> [DO THIS]:
Below are the records; give again exactly the lines from the one containing "Convert this chart to matplotlib code." through the one containing "rend = fig.canvas.get_renderer()", leaving out pictures.

> [DATA SECTION]:
[Start]
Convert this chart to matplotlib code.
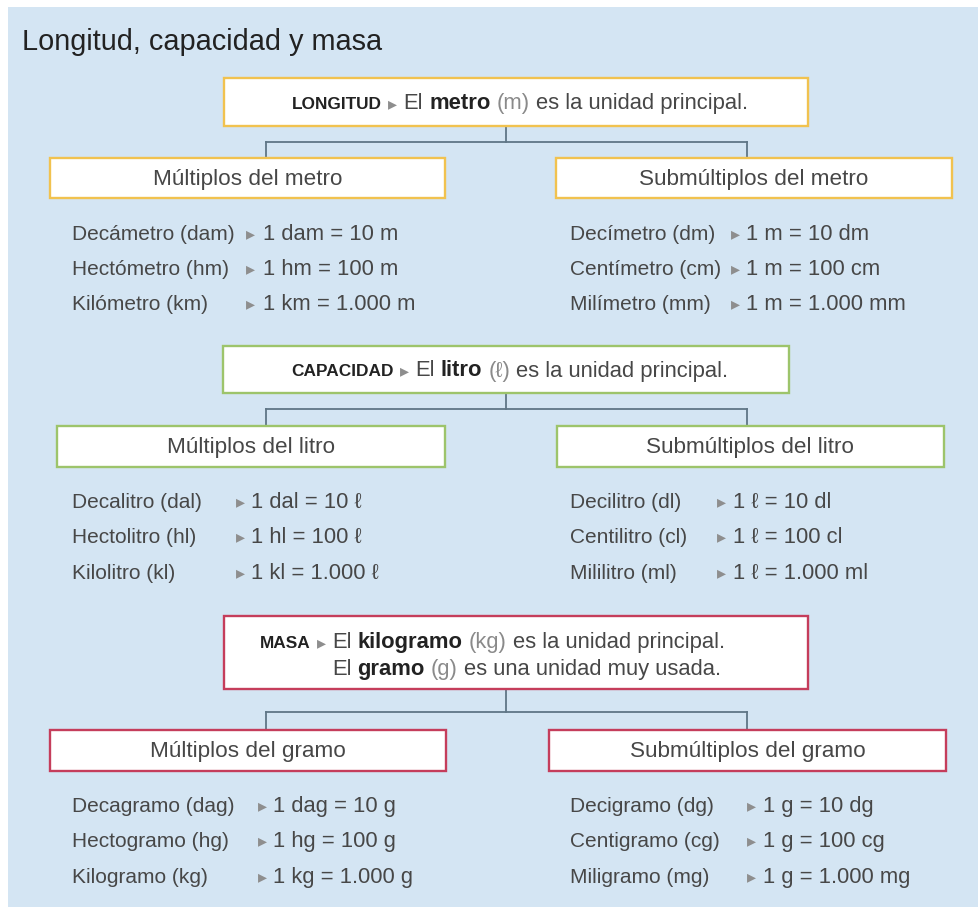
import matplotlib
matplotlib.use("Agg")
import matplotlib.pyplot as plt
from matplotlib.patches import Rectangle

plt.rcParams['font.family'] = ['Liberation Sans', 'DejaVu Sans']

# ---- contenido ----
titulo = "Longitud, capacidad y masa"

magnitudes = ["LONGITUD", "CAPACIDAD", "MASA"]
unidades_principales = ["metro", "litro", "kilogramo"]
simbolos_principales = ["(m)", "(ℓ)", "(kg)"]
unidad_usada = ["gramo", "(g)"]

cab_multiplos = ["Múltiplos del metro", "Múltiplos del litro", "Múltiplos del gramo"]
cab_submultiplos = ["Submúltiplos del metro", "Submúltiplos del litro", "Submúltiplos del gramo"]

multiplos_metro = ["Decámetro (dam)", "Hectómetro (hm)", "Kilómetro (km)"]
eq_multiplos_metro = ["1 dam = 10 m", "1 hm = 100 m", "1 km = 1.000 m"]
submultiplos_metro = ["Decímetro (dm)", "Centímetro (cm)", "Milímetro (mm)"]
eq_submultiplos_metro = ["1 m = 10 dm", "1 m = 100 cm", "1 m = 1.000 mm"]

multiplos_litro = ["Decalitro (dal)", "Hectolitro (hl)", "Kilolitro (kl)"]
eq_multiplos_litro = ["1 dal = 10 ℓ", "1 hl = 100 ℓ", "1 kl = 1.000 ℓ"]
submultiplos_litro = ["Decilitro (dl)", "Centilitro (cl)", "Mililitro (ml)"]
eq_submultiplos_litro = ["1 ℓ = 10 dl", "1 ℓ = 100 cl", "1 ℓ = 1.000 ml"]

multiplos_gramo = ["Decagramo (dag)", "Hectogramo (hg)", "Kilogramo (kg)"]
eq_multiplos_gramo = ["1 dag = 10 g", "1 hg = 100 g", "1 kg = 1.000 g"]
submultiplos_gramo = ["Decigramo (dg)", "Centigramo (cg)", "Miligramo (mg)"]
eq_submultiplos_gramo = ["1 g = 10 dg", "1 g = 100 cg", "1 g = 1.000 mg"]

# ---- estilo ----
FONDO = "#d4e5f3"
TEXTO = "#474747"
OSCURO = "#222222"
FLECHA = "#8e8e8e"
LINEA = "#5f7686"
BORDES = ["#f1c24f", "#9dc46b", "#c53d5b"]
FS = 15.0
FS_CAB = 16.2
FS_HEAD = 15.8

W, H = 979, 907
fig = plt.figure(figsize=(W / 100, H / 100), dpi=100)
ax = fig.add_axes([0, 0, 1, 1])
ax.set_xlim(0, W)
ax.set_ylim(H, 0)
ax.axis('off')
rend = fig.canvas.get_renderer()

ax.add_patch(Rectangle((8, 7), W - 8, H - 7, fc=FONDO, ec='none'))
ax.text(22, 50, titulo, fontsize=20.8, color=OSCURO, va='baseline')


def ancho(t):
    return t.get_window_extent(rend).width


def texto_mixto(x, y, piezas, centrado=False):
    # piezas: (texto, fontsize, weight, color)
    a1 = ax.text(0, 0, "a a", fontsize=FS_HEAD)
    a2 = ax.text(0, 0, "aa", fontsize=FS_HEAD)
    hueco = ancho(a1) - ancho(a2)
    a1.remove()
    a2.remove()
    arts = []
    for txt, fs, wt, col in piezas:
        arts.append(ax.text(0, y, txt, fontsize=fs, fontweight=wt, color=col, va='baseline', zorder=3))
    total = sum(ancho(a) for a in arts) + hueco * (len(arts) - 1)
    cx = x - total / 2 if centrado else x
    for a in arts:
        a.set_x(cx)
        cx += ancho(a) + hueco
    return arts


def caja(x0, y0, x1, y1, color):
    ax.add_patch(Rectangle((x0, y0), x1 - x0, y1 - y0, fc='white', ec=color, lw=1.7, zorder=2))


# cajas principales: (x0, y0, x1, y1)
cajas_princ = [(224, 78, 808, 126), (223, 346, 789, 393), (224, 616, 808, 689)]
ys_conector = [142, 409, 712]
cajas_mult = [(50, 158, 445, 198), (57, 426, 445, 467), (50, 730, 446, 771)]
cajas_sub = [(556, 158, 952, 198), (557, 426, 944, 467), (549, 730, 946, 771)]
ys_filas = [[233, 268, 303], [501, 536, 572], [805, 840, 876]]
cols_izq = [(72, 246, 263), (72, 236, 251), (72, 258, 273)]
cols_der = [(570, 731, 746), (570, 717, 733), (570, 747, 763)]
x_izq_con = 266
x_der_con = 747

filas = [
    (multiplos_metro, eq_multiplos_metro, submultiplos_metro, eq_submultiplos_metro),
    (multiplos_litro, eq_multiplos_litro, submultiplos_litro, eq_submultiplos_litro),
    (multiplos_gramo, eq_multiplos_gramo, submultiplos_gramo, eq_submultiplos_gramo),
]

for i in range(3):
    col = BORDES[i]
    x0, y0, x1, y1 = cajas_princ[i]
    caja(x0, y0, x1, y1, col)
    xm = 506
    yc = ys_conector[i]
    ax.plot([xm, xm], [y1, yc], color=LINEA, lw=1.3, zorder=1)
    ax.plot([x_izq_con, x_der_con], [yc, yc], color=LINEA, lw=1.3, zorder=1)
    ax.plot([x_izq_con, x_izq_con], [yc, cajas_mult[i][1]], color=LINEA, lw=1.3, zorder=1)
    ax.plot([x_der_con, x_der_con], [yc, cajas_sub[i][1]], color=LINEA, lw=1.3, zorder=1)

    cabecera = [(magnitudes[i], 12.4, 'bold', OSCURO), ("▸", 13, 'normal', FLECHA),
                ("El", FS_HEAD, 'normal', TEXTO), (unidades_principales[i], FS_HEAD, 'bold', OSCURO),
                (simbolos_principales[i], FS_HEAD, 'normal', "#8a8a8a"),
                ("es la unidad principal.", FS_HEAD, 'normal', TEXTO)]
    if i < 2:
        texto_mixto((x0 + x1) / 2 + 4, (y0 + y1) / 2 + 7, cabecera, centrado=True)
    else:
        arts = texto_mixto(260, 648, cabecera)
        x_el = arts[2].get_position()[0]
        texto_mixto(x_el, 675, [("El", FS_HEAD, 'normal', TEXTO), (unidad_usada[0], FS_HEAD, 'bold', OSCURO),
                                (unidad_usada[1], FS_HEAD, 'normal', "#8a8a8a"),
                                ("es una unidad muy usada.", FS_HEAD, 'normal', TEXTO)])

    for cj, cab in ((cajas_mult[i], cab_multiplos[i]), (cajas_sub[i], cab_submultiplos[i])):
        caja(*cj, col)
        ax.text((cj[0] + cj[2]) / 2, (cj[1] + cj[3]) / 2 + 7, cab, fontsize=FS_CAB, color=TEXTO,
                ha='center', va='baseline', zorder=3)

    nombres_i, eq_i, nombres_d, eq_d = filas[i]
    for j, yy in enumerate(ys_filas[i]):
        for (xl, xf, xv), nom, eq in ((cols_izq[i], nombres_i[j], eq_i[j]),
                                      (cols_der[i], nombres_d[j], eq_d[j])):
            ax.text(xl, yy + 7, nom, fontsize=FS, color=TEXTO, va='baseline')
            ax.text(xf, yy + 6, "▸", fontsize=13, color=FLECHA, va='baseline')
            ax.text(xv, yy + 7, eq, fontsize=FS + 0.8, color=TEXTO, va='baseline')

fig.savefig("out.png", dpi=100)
[End]
[Start]
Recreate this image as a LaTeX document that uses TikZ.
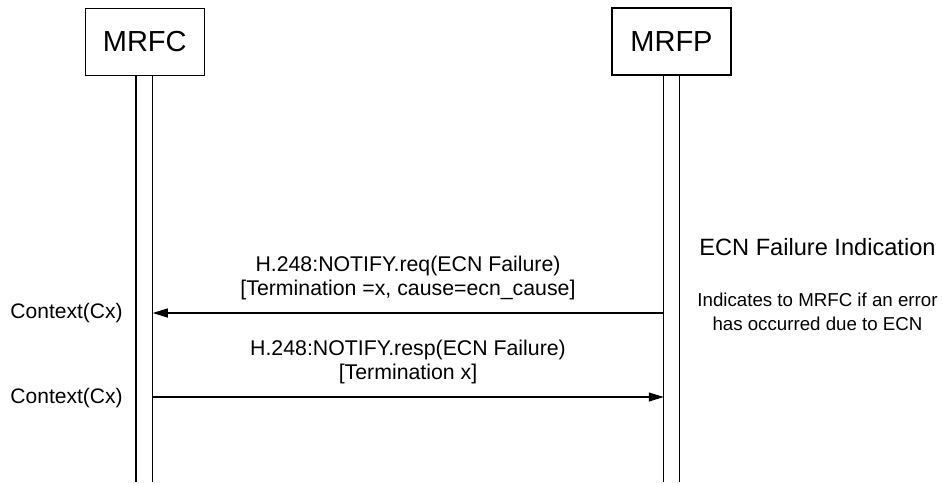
[End]
> [ANSWER TO THE PROBLEM]:
Convert this chart to matplotlib code.
import matplotlib
matplotlib.use("Agg")
import matplotlib.pyplot as plt
from matplotlib.patches import Rectangle

plt.rcParams['font.family'] = ['Liberation Sans', 'DejaVu Sans']

# ---- contenido ----
titulo = "Longitud, capacidad y masa"

magnitudes = ["LONGITUD", "CAPACIDAD", "MASA"]
unidades_principales = ["metro", "litro", "kilogramo"]
simbolos_principales = ["(m)", "(ℓ)", "(kg)"]
unidad_usada = ["gramo", "(g)"]

cab_multiplos = ["Múltiplos del metro", "Múltiplos del litro", "Múltiplos del gramo"]
cab_submultiplos = ["Submúltiplos del metro", "Submúltiplos del litro", "Submúltiplos del gramo"]

multiplos_metro = ["Decámetro (dam)", "Hectómetro (hm)", "Kilómetro (km)"]
eq_multiplos_metro = ["1 dam = 10 m", "1 hm = 100 m", "1 km = 1.000 m"]
submultiplos_metro = ["Decímetro (dm)", "Centímetro (cm)", "Milímetro (mm)"]
eq_submultiplos_metro = ["1 m = 10 dm", "1 m = 100 cm", "1 m = 1.000 mm"]

multiplos_litro = ["Decalitro (dal)", "Hectolitro (hl)", "Kilolitro (kl)"]
eq_multiplos_litro = ["1 dal = 10 ℓ", "1 hl = 100 ℓ", "1 kl = 1.000 ℓ"]
submultiplos_litro = ["Decilitro (dl)", "Centilitro (cl)", "Mililitro (ml)"]
eq_submultiplos_litro = ["1 ℓ = 10 dl", "1 ℓ = 100 cl", "1 ℓ = 1.000 ml"]

multiplos_gramo = ["Decagramo (dag)", "Hectogramo (hg)", "Kilogramo (kg)"]
eq_multiplos_gramo = ["1 dag = 10 g", "1 hg = 100 g", "1 kg = 1.000 g"]
submultiplos_gramo = ["Decigramo (dg)", "Centigramo (cg)", "Miligramo (mg)"]
eq_submultiplos_gramo = ["1 g = 10 dg", "1 g = 100 cg", "1 g = 1.000 mg"]

# ---- estilo ----
FONDO = "#d4e5f3"
TEXTO = "#474747"
OSCURO = "#222222"
FLECHA = "#8e8e8e"
LINEA = "#5f7686"
BORDES = ["#f1c24f", "#9dc46b", "#c53d5b"]
FS = 15.0
FS_CAB = 16.2
FS_HEAD = 15.8

W, H = 979, 907
fig = plt.figure(figsize=(W / 100, H / 100), dpi=100)
ax = fig.add_axes([0, 0, 1, 1])
ax.set_xlim(0, W)
ax.set_ylim(H, 0)
ax.axis('off')
rend = fig.canvas.get_renderer()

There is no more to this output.